--- start of Data lines ---

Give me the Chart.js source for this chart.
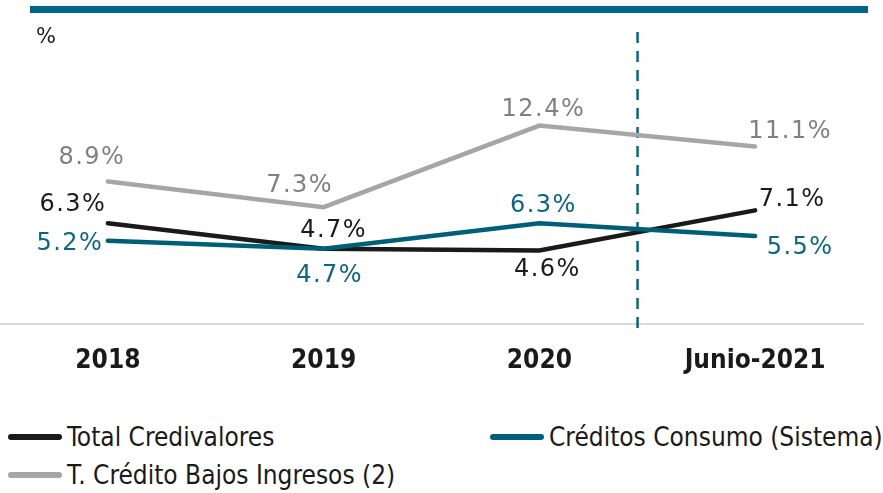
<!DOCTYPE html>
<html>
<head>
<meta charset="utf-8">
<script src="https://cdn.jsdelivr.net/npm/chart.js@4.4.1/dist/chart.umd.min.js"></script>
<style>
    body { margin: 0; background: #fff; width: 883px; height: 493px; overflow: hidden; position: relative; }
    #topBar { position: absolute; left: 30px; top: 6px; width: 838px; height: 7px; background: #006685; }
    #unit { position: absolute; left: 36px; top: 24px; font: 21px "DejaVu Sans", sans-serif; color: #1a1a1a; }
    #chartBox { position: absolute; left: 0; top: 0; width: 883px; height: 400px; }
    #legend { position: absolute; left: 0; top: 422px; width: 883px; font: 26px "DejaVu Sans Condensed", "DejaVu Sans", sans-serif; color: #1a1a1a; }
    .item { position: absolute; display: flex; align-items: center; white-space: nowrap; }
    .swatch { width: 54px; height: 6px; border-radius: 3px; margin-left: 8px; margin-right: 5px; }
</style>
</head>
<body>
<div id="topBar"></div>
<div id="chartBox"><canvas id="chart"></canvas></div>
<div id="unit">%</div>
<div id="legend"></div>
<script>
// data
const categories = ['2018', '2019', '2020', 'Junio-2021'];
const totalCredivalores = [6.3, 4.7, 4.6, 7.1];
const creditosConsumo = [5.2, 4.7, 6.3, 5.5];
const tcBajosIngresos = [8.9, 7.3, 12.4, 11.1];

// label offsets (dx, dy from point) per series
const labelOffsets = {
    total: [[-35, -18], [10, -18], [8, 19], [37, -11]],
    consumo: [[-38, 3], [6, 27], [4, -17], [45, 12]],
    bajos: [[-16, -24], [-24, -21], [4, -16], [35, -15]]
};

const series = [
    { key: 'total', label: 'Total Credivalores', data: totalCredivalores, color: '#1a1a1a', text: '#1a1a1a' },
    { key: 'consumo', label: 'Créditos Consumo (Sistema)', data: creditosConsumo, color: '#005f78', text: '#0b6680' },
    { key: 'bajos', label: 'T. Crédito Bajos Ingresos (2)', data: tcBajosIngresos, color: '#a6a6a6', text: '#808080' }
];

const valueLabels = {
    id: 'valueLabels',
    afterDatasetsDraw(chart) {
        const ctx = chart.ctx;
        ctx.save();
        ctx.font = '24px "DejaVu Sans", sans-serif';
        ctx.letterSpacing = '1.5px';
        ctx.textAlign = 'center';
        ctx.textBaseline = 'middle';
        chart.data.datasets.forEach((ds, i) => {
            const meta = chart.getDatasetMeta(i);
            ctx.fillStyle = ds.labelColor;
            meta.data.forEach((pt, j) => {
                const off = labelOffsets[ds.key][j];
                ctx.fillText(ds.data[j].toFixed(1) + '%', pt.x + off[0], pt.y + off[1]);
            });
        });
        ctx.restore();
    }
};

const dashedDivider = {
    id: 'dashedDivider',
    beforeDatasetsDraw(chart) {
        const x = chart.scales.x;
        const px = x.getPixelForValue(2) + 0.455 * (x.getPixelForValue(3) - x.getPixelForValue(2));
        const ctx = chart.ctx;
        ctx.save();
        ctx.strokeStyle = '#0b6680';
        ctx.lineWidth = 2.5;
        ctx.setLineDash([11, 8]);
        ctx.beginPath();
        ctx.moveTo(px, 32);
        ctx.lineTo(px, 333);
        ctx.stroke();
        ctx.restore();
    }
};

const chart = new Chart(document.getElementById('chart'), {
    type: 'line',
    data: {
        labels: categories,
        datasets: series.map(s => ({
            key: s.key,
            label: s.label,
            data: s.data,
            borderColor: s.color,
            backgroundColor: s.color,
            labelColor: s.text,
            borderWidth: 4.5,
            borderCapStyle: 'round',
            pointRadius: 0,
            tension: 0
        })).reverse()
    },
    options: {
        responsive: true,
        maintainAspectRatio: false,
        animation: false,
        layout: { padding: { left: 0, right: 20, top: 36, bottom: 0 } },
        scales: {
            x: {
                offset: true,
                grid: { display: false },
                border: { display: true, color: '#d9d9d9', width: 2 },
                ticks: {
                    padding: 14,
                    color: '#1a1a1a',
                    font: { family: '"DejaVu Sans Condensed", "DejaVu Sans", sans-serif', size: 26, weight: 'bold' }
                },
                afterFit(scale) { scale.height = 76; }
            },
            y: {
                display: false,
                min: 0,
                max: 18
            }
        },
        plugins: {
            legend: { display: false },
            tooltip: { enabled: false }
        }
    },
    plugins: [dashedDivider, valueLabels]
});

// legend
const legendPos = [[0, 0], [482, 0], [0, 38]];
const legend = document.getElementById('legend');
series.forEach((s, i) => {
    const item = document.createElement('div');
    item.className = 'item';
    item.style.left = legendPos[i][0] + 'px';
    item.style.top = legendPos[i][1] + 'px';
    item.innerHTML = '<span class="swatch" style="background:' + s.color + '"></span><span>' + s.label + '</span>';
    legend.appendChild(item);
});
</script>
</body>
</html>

--- end of Data lines ---

Requirement
Quote the data above in full, leaving out the pictures it holds.

Response
Give me the Chart.js source for this chart.
<!DOCTYPE html>
<html>
<head>
<meta charset="utf-8">
<script src="https://cdn.jsdelivr.net/npm/chart.js@4.4.1/dist/chart.umd.min.js"></script>
<style>
    body { margin: 0; background: #fff; width: 883px; height: 493px; overflow: hidden; position: relative; }
    #topBar { position: absolute; left: 30px; top: 6px; width: 838px; height: 7px; background: #006685; }
    #unit { position: absolute; left: 36px; top: 24px; font: 21px "DejaVu Sans", sans-serif; color: #1a1a1a; }
    #chartBox { position: absolute; left: 0; top: 0; width: 883px; height: 400px; }
    #legend { position: absolute; left: 0; top: 422px; width: 883px; font: 26px "DejaVu Sans Condensed", "DejaVu Sans", sans-serif; color: #1a1a1a; }
    .item { position: absolute; display: flex; align-items: center; white-space: nowrap; }
    .swatch { width: 54px; height: 6px; border-radius: 3px; margin-left: 8px; margin-right: 5px; }
</style>
</head>
<body>
<div id="topBar"></div>
<div id="chartBox"><canvas id="chart"></canvas></div>
<div id="unit">%</div>
<div id="legend"></div>
<script>
// data
const categories = ['2018', '2019', '2020', 'Junio-2021'];
const totalCredivalores = [6.3, 4.7, 4.6, 7.1];
const creditosConsumo = [5.2, 4.7, 6.3, 5.5];
const tcBajosIngresos = [8.9, 7.3, 12.4, 11.1];

// label offsets (dx, dy from point) per series
const labelOffsets = {
    total: [[-35, -18], [10, -18], [8, 19], [37, -11]],
    consumo: [[-38, 3], [6, 27], [4, -17], [45, 12]],
    bajos: [[-16, -24], [-24, -21], [4, -16], [35, -15]]
};

const series = [
    { key: 'total', label: 'Total Credivalores', data: totalCredivalores, color: '#1a1a1a', text: '#1a1a1a' },
    { key: 'consumo', label: 'Créditos Consumo (Sistema)', data: creditosConsumo, color: '#005f78', text: '#0b6680' },
    { key: 'bajos', label: 'T. Crédito Bajos Ingresos (2)', data: tcBajosIngresos, color: '#a6a6a6', text: '#808080' }
];

const valueLabels = {
    id: 'valueLabels',
    afterDatasetsDraw(chart) {
        const ctx = chart.ctx;
        ctx.save();
        ctx.font = '24px "DejaVu Sans", sans-serif';
        ctx.letterSpacing = '1.5px';
        ctx.textAlign = 'center';
        ctx.textBaseline = 'middle';
        chart.data.datasets.forEach((ds, i) => {
            const meta = chart.getDatasetMeta(i);
            ctx.fillStyle = ds.labelColor;
            meta.data.forEach((pt, j) => {
                const off = labelOffsets[ds.key][j];
                ctx.fillText(ds.data[j].toFixed(1) + '%', pt.x + off[0], pt.y + off[1]);
            });
        });
        ctx.restore();
    }
};

const dashedDivider = {
    id: 'dashedDivider',
    beforeDatasetsDraw(chart) {
        const x = chart.scales.x;
        const px = x.getPixelForValue(2) + 0.455 * (x.getPixelForValue(3) - x.getPixelForValue(2));
        const ctx = chart.ctx;
        ctx.save();
        ctx.strokeStyle = '#0b6680';
        ctx.lineWidth = 2.5;
        ctx.setLineDash([11, 8]);
        ctx.beginPath();
        ctx.moveTo(px, 32);
        ctx.lineTo(px, 333);
        ctx.stroke();
        ctx.restore();
    }
};

const chart = new Chart(document.getElementById('chart'), {
    type: 'line',
    data: {
        labels: categories,
        datasets: series.map(s => ({
            key: s.key,
            label: s.label,
            data: s.data,
            borderColor: s.color,
            backgroundColor: s.color,
            labelColor: s.text,
            borderWidth: 4.5,
            borderCapStyle: 'round',
            pointRadius: 0,
            tension: 0
        })).reverse()
    },
    options: {
        responsive: true,
        maintainAspectRatio: false,
        animation: false,
        layout: { padding: { left: 0, right: 20, top: 36, bottom: 0 } },
        scales: {
            x: {
                offset: true,
                grid: { display: false },
                border: { display: true, color: '#d9d9d9', width: 2 },
                ticks: {
                    padding: 14,
                    color: '#1a1a1a',
                    font: { family: '"DejaVu Sans Condensed", "DejaVu Sans", sans-serif', size: 26, weight: 'bold' }
                },
                afterFit(scale) { scale.height = 76; }
            },
            y: {
                display: false,
                min: 0,
                max: 18
            }
        },
        plugins: {
            legend: { display: false },
            tooltip: { enabled: false }
        }
    },
    plugins: [dashedDivider, valueLabels]
});

// legend
const legendPos = [[0, 0], [482, 0], [0, 38]];
const legend = document.getElementById('legend');
series.forEach((s, i) => {
    const item = document.createElement('div');
    item.className = 'item';
    item.style.left = legendPos[i][0] + 'px';
    item.style.top = legendPos[i][1] + 'px';
    item.innerHTML = '<span class="swatch" style="background:' + s.color + '"></span><span>' + s.label + '</span>';
    legend.appendChild(item);
});
</script>
</body>
</html>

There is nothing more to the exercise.